Israel on Wednesday accused the Palestinian Authority of hindering efforts to relax restrictions on the movement of Palestinians during the Muslim holy month of Ramadan, saying Ramallah was sowing “resentment” among worshipers.
This year was expected to mark the first time since the second intifada in the early 2000s, marked by a strategic onslaught of Palestinian suicide bombings in Israel, that Israeli authorities permitted West Bank residents to take direct buses from Palestinian cities to the al-Aqsa esplanade.
According to a senior Israeli security official, Israel and the PA had agreed that the security check of shuttles would take place within Palestinian territory, and that only a selective, mostly visually based screening would be conducted upon entrance into Israel, in order to ensure security requirements were being met.
But the official said the Palestinians were not cooperating with the agreed process, and were preventing worshipers from entering into Israel in an orderly way.

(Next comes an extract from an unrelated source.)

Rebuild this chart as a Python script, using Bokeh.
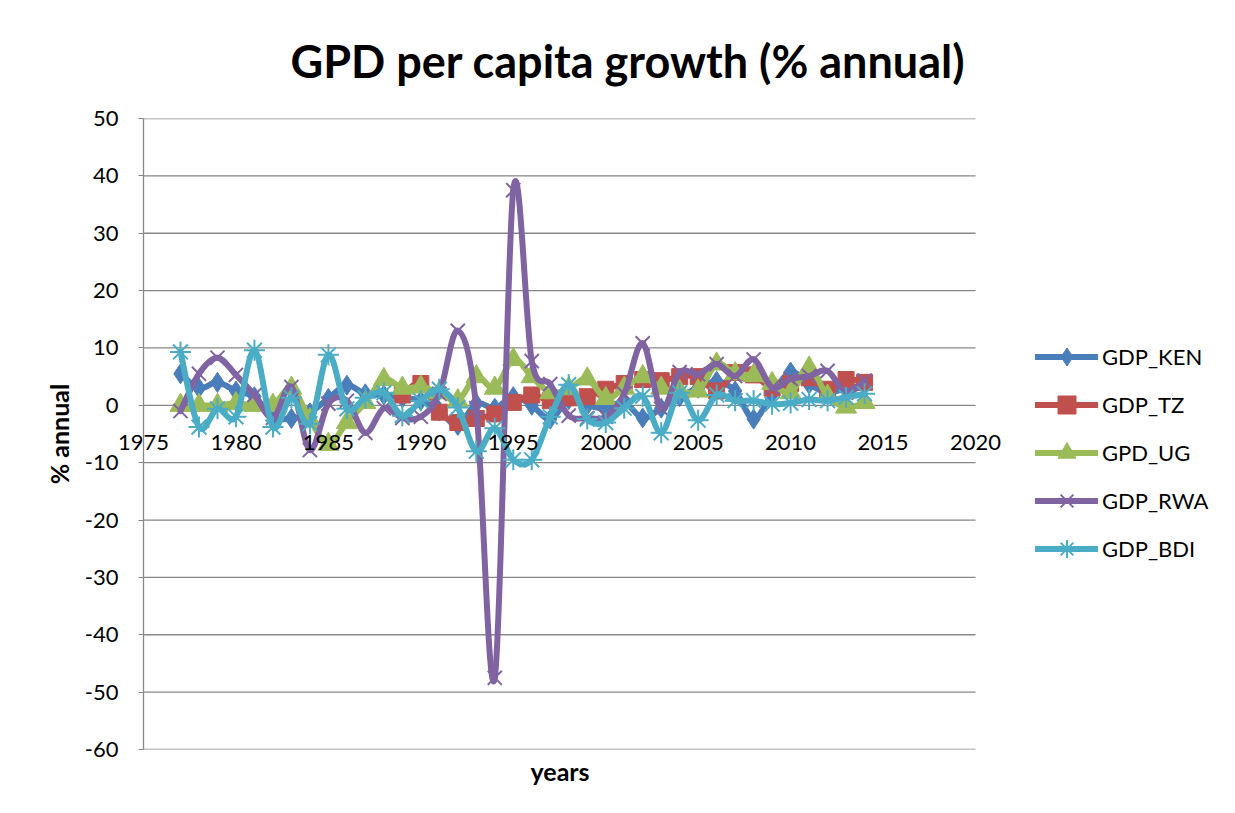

“This Palestinian activity is causing great resentment among the West Bank population and massive congestion in the entrances to Jerusalem,” the official said.
The direct buses were not in place last Friday, with Major General Yoav Mordechai, head of COGAT, the Defense Ministry unit that manages civilian affairs in the West Bank, saying this was “due to the lack of preparation of the Palestinian Authority.”
Israel had eased limitations on the movement of Palestinians to and from the West Bank and Gaza Strip ahead of Ramadan, which began last week, including an intention to let up to 800 Gazans enter Jerusalem for prayers at al-Aqsa mosque, Islam’s third-holiest site, each Friday of the month.
Women of all ages and men aged 40 and over from the Israeli-occupied West Bank were allowed into Jerusalem without permits, normally required to cross checkpoints and exit the territory.
Forty-eight thousand Palestinians from the West Bank were among Friday’s visitors to al-Aqsa, which Jews refer to as the Temple Mount and consider the holiest place in their religion as the site of the two biblical temples, compared to a few thousand on an average Friday, according to police.
The Defense Ministry had said the measures were conditional on a continued lull in violence, which was broken Friday with the killing of an Israeli hiker in the West Bank and the stabbing of a policeman in east Jerusalem on Sunday by Palestinian assailants.
Israel later revoked entry permits for residents of the West Bank village home to the Palestinian who had stabbed the policeman. It also canceled permission for 500 West Bank Palestinians to fly via Israel’s Ben Gurion airport.
On Wednesday, COGAT also announced it was revoking permits for 500 Palestinians from the Gaza Strip to enter Jerusalem ahead of Friday prayers because of rocket fire from the Palestinian enclave. A rocket was fired at Israel from Gaza on Tuesday night.